I'd like you to meet Phil Simms, Jim McMahon, Doug Williams, Mark Rypien, Trent Dilfer, Joe Flacco...
I don't think any of those guys show that a team made a long-term commitment to a guy they believed wasn't a top 10 guy. Most of your list qualified as top 10, at least as of their Super Bowl appearance and before their decline. Simms made two Pro Bowls, Doug Williams won the Super Bowl in a year in which he only started two games, but outplayed Schroeder so he was given the start for the playoffs. His career was shortened by injury. McMahon was the NFC offensive rookie of the year, and made a Pro Bowl before he started declining. Rypien made the Pro Bowl his first year as a starter, and again two years later when his team won the Super Bowl and he was (like Williams before him) named Super Bowl MVP.
Dilfer, I'll give you. And they rightly shitcanned him the very next season. Flacco was drafted as the Ravens QB of the future, and has drifted in and out of the top 10 ratings.
Not even close, they have a great starting offensive line and some young backs who aren't ready for the glue factory yet. Gordon might turn it around. Other than that, meh. They could use some offensive play makers, and more Browns fans seem to see it this week. Scapegoating Hoyer became a lot less convenient with Johnny's performance.
Our offense -- minus the injuries -- is good enough that it could win with a top 10 QB.

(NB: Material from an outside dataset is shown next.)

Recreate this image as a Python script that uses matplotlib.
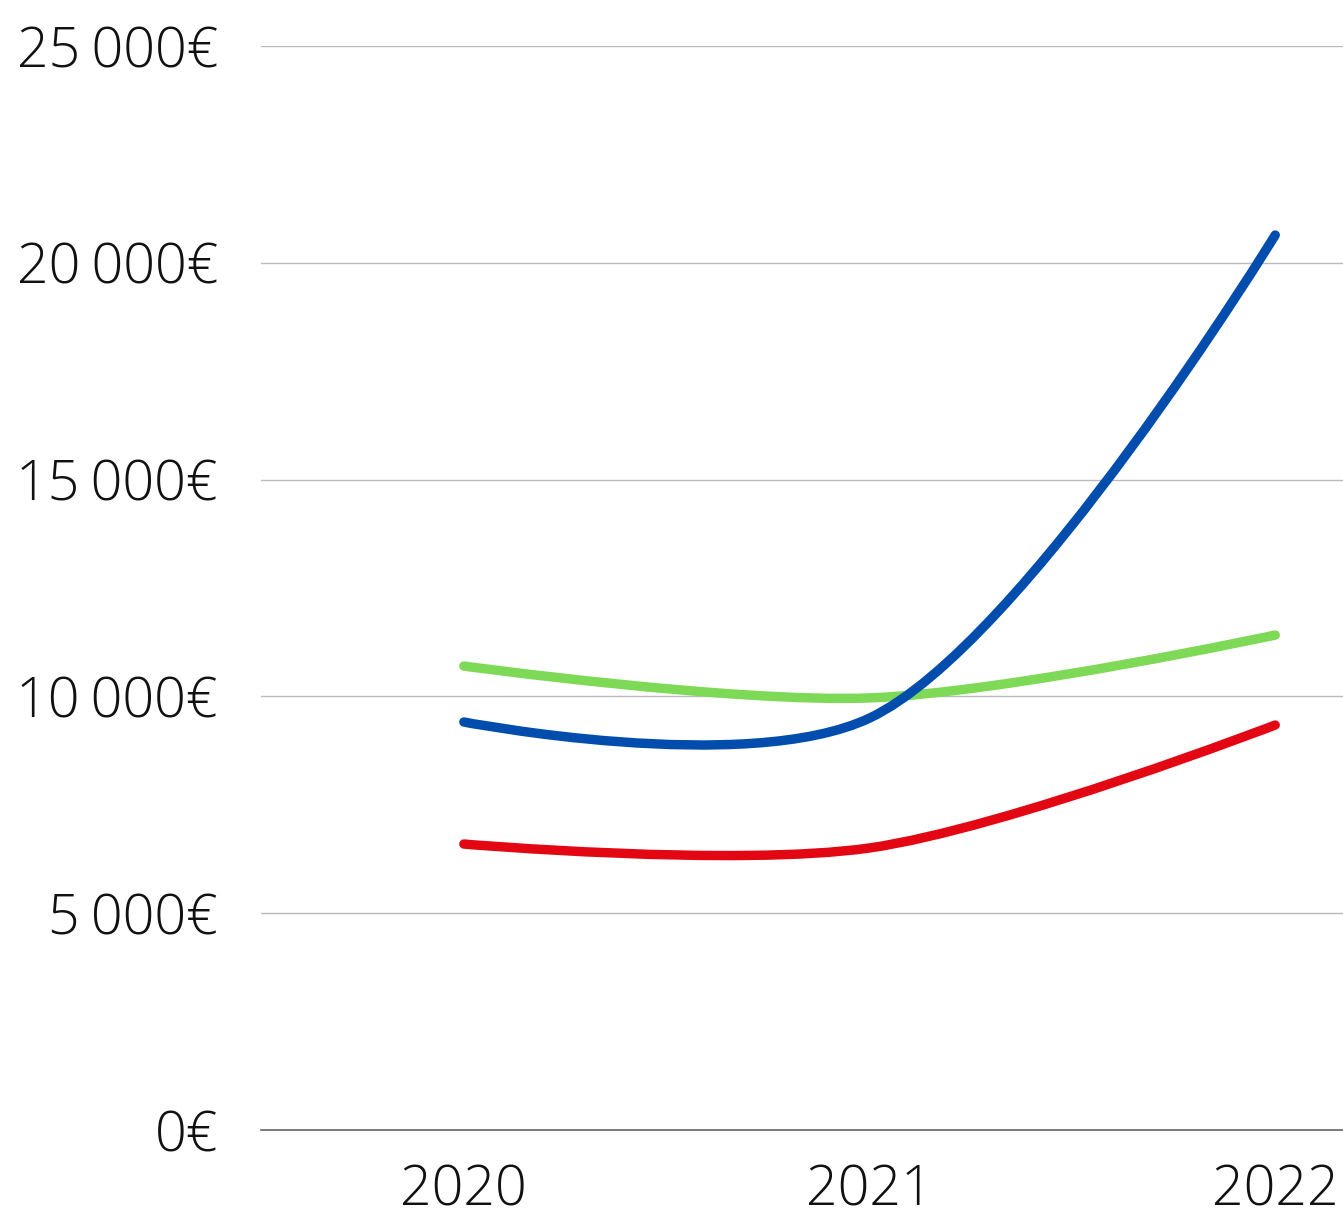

Again, by talking to fans of so many different franchises, I keep seeing only about ten franchises who aren't critical of their QB. The ten QBs who aren't generating sweaty palms aren't lining up to leave their stable franchises to come to Cleveland. Aside from criticizing the QBs on the roster, find a plan that involves winning with an average QB.
I still think that is much more rare historically than you believe, and requires you to hit on a lot more high draft picks because it takes so many more impact players at other positions to equate to the impact of a top 10 QB. The fact that most Super Bowls are won with top 10 QB's is your evidence that it is easier to find one of those guys and win that way than it is to build a team capable of wining with an average/below average QB.

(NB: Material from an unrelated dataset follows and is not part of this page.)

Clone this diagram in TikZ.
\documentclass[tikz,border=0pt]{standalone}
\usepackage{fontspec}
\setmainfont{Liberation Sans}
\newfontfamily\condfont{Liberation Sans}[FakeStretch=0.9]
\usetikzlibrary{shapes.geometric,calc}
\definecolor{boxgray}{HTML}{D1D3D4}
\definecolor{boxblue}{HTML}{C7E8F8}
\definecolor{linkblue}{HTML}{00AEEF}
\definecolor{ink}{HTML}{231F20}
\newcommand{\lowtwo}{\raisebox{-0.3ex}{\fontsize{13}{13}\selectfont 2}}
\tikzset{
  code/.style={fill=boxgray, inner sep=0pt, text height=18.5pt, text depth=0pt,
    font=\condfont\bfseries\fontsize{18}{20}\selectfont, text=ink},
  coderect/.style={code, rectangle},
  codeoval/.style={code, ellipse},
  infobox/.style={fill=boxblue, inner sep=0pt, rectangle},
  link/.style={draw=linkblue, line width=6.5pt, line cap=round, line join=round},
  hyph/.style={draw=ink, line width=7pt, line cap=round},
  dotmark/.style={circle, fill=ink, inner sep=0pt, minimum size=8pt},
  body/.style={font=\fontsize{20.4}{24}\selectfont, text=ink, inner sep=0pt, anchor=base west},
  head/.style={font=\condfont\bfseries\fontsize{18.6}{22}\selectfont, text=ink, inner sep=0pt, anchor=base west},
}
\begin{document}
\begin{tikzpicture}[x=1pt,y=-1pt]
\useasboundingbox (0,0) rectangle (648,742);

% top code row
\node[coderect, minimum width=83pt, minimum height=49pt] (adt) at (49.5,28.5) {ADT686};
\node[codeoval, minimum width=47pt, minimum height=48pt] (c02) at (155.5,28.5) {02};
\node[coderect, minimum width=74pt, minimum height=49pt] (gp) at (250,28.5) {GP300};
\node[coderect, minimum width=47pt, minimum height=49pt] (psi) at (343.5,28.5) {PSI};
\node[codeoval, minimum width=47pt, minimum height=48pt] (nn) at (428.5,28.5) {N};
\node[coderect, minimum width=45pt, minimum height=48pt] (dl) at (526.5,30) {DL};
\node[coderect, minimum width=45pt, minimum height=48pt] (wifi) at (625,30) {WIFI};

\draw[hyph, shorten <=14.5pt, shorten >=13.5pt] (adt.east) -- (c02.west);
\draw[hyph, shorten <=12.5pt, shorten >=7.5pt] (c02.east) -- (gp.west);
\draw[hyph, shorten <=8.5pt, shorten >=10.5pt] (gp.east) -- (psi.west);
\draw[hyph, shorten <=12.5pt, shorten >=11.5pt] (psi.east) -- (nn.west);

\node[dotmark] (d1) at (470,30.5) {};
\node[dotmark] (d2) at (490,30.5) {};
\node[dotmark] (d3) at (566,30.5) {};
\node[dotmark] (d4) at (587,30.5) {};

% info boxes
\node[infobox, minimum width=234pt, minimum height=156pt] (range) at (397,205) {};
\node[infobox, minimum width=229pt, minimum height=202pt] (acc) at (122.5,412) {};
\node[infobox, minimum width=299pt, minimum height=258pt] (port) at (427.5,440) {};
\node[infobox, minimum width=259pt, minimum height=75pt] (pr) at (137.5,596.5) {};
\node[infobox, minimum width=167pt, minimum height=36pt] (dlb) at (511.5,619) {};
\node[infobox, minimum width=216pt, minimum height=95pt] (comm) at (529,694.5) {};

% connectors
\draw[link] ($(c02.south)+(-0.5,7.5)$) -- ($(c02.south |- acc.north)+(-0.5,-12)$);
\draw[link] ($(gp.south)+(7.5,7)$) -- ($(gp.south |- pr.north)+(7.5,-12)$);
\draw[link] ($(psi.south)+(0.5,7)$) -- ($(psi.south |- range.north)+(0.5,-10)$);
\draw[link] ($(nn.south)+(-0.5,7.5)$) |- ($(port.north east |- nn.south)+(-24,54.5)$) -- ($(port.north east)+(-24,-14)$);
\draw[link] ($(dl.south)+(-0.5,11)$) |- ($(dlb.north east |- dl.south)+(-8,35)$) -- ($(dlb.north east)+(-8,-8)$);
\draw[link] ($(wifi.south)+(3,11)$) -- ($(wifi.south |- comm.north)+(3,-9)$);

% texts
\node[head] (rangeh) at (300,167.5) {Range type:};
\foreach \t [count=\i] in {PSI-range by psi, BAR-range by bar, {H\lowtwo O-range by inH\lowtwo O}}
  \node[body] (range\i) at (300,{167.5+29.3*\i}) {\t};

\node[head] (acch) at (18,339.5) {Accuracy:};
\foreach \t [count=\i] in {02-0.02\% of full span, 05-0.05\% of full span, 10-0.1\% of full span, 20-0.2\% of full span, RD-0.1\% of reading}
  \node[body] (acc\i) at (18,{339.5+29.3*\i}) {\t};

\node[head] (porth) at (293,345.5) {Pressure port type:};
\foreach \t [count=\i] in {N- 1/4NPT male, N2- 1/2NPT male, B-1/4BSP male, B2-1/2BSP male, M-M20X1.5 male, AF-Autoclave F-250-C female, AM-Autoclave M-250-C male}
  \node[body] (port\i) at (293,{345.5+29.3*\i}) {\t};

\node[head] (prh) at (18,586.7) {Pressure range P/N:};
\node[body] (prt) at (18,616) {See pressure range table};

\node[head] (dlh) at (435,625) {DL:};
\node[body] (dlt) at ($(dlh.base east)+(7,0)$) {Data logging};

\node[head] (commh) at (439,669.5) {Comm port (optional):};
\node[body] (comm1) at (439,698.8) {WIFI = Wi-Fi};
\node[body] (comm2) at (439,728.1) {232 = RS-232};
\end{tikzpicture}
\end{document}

There is a better chance of getting one of those than drafting some miracle worker. And if the miracle happens, awesome, I won't complain.
I think "miracle worker" is setting the bar too high. If you go with "guy who will generally be in top 10", that's excluding "miracle workers" but
includes guys who generally play well, and occasionally play great.

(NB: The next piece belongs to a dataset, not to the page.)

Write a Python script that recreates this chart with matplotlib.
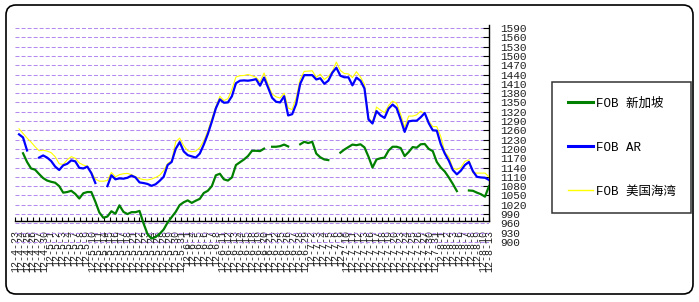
import numpy as np
import pandas as pd
import matplotlib
matplotlib.use("Agg")
import matplotlib.pyplot as plt
from matplotlib.lines import Line2D
from matplotlib.patches import FancyBboxPatch
from matplotlib.transforms import IdentityTransform
from matplotlib.font_manager import FontProperties

nan = np.nan

# ---- data ----
fob_us_gulf = [1265,1250,1235,1222,1207,1194,1196,1193,1188,1175,
               1152,1150,1165,1175,1170,1155,1148,1144,1125,1103,
               1096,1096,1098,1124,1110,1117,1120,1121,1117,1110,
               1104,1101,1100,1103,1108,1115,1130,1153,1162,1223,
               1235,1210,1194,1191,1193,1204,1226,1258,1298,1336,
               1370,1356,1362,1392,1432,1436,1437,1440,1436,1431,
               1416,1445,1408,1377,1368,1364,1380,1332,1327,1365,
               1425,1450,1451,1452,1431,1441,1424,1434,1450,1480,
               1453,1443,1442,1430,1449,1432,1408,1300,1286,1335,
               1325,1317,1340,1354,1347,1312,1270,1306,1306,1310,
               1322,1312,1290,1272,1272,1240,1190,1174,1138,1134,
               1140,1160,1165,1123,1122,1122,1122,1110]

fob_ar = [1247,1237,1195,nan,nan,1172,1179,1172,1161,1143,
          1132,1147,1152,1163,1160,1139,1137,1143,1122,1090,
          nan,nan,1080,1115,1102,1105,1104,1107,1114,1108,
          1092,1090,1087,1081,1086,1097,1110,1148,1158,1200,
          1222,1192,1180,1176,1172,1185,1214,1248,1288,1331,
          1360,1349,1350,1370,1412,1420,1421,1420,1422,1425,
          1404,1430,1398,1365,1352,1350,1370,1308,1312,1345,
          1410,1438,1438,1438,1424,1428,1410,1420,1446,1462,
          1436,1431,1431,1405,1430,1420,1395,1295,1282,1322,
          1308,1300,1330,1343,1332,1295,1255,1289,1291,1291,
          1302,1316,1283,1260,1259,1215,1185,1162,1132,1118,
          1130,1148,1158,1128,1110,1108,1107,1100]

fob_singapore = [nan,1186,1158,1137,1133,1119,1106,1098,1094,1091,
                 1080,1059,1061,1065,1055,1040,1057,1061,1061,1030,
                 995,978,982,999,991,1018,997,990,996,996,
                 1000,960,925,911,916,926,940,963,980,997,
                 1019,1028,1034,1026,1033,1039,1058,1065,1080,1115,
                 1120,1102,1098,1108,1148,1157,1166,1177,1194,1194,
                 1193,1201,nan,1207,1207,1209,1214,1208,nan,nan,
                 1215,1223,1219,1223,1185,1173,1166,1164,nan,nan,
                 1188,1198,1206,1214,1212,1215,1205,1175,1140,1166,
                 1170,1172,1195,1207,1207,1203,1177,1190,1206,1204,
                 1215,1216,1200,1193,1158,1140,1127,1108,1087,1064,
                 nan,nan,1066,1065,1059,1054,1046,1080]

series_labels = ["FOB 新加坡", "FOB AR", "FOB 美国海湾"]
y_ticks = list(range(900, 1591, 30))
tick_dates = pd.bdate_range("2012-04-23", periods=81)
x_tick_labels = [f"{d.year % 100}-{d.month}-{d.day}" for d in tick_dates]

# ---- figure ----
W, H = 699, 302
fig = plt.figure(figsize=(W / 100, H / 100), dpi=100)
fig.patch.set_facecolor("white")

ax = fig.add_axes([15 / W, 1 - 243.5 / H, (489 - 15) / W, (243.5 - 24.9) / H])
ax.set_facecolor("none")

x = np.arange(len(fob_ar))
l_us, = ax.plot(x, fob_us_gulf, color="#FFFF00", lw=0.8, zorder=3)
l_ar, = ax.plot(x, fob_ar, color="#0000FF", lw=1.6, zorder=4)
l_sg, = ax.plot(x, fob_singapore, color="#008000", lw=1.6, zorder=5)

ax.set_xlim(-1, len(x) - 1)
ax.set_ylim(895, 1600)

# axes / spines
ax.spines["left"].set_visible(False)
ax.spines["top"].set_visible(False)
ax.spines["bottom"].set_position(("data", 967))
ax.spines["right"].set_bounds(967, 1600)
for s in ("bottom", "right"):
    ax.spines[s].set_linewidth(1.0)
    ax.spines[s].set_color("black")

ax.yaxis.tick_right()
ax.set_yticks(y_ticks)
ax.set_yticklabels([str(v) for v in y_ticks])
ax.tick_params(axis="y", direction="in", length=4, width=0.8, pad=8,
               labelsize=8, labelcolor="#202020")
for t, v in zip(ax.yaxis.get_major_ticks(), y_ticks):
    if v < 967:
        t.tick2line.set_visible(False)
for lab in ax.get_yticklabels():
    lab.set_family(["Liberation Mono", "DejaVu Sans Mono"])

tick_pos = np.linspace(-1, len(x) - 1, len(x_tick_labels))
ax.set_xticks(tick_pos)
ax.set_xticklabels(x_tick_labels, rotation=90, fontsize=7.2,
                   family=["Liberation Mono", "DejaVu Sans Mono"], color="#202020")
ax.tick_params(axis="x", direction="in", length=3, width=0.8, pad=6)

ax.grid(axis="y", color="#B58AF0", linestyle=(0, (3.8, 2.0)), lw=0.75)
ax.set_axisbelow(True)

# legend
fp = FontProperties(family=["Liberation Mono", "Noto Sans CJK SC"], size=9)
handles = [Line2D([], [], color="#008000", lw=2.2),
           Line2D([], [], color="#0000FF", lw=2.2),
           Line2D([], [], color="#FFFF00", lw=1.0)]
leg = fig.legend(handles, series_labels, loc="upper left",
                 bbox_to_anchor=(552 / W, 1 - 82 / H), prop=fp,
                 frameon=True, fancybox=False, edgecolor="black",
                 borderpad=1.25, labelspacing=2.55, handlelength=2.0,
                 handletextpad=0.25, borderaxespad=0)
leg.get_frame().set_linewidth(1.1)

# outer rounded frame
frame = FancyBboxPatch((6, H - 294), 687, 289,
                       boxstyle="round,pad=0,rounding_size=10",
                       transform=IdentityTransform(), fill=False,
                       ec="black", lw=1.2)
fig.patches.append(frame)

fig.savefig("out.png", dpi=100)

The question is how to get a top 5 QB... and how many QBs become top 5 with a crappy offensive supporting cast.
I don't think anyone is arguing that unless you have a
top 5 QB, you should keep changing that position until you do. The argument, I think, is that unless you have a guy who is currently in the top ten, or a young guy still developing who looks like he may have a legit shot at becoming one, you keep looking. So taking the top 10 QB's, plus the young developing guys, includes at least half the league.
But when you're stuck with a guy you're pretty sure is going to be in the bottom half, without a reasonable shot at cracking that top 10, you keep looking. because by that metric, I think Dilfer is probably the only guy in history who meets that metric. Every other Super Bowl was won by a guy in the top 10, or by a younger, still developing guy folks thought had a chance to become one.